The talk is on campus only. Non-KCL attendees are welcome but should register in advance. Details below.
Date and Time
Tuesday Dec 2nd, 2025 at 13:30-15:00 UK Time (UTC)
Location
Room PB 508, Philosophy Building, Strand, London WC2B 4BG. Access via King’s Strand campus entrance and then King’s Building.
Accessibility. If you have special access needs, please send an email to julien.dutant@kcl.ac.uk for us to ensure that you can reach the room.

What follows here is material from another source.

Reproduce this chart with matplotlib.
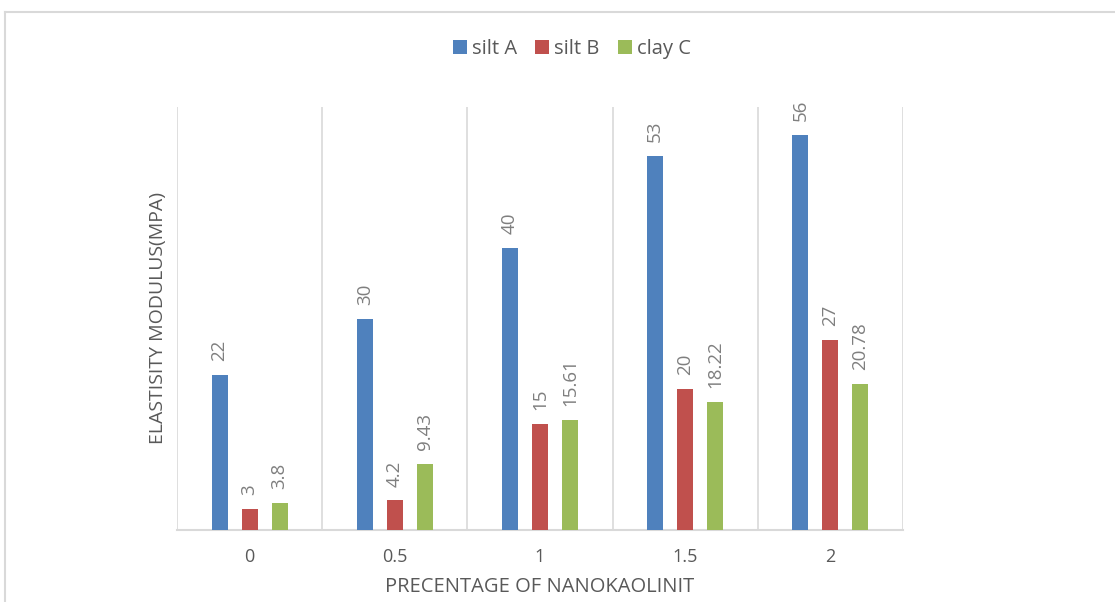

Non-KCL attendees are welcome but must register by sending an email to julien.dutant@kcl.ac.uk by Monday Dec 1st, 13:00 UTC and should check in as visitors upon arrival with the security desk at the Strand Building entrance (Strand Campus, Strand, London, WC2R 2LS).
Title and Abstract
Dan Zeman
New Applications of the Assessment-Sensitivity Framework
The idea that various expressions in natural language are assessment-sensitive (that is, their denotation depends not only on the context of utterance, but also on the context of assessment) is not new. Authors such as MacFarlane (2003, 2005, 2009, 2014), Egan, Hawthorne & Weatherson (2005), Lasersohn (2005, 2016), etc. have applied this idea to a large array of perspectival expressions such as predicates of taste, aesthetic adjectives, moral terms, epistemic modals, gradable adjectives, knowledge attributions, conditionals, future contingents, etc. In this presentation, I attempt to make a prima facie case that the framework can be extended to other natural language expressions, including some socially relevant ones. For example, the view is suitable as an ameliorative account of gender terms (“man”, “woman”, “non-binary”); it seems to offer a simple treatment of dogwhistles (“inner city”, “welfare”); and it can be applied to expressives (“jerk”, “asshole”) and perhaps slurs. To be sure, in order to apply to such expressions, various modifications of the core idea of the framework will have to be introduced. Although many details remain to be ironed out, I take the prospect of applying the assessment-sensitivity framework to such expressions to show both its fruitfulness and its capacity to illuminate important social phenomena.
Organization
The talk is hosted by the Formal Methods Research group, Department of Philosophy, King’s College London.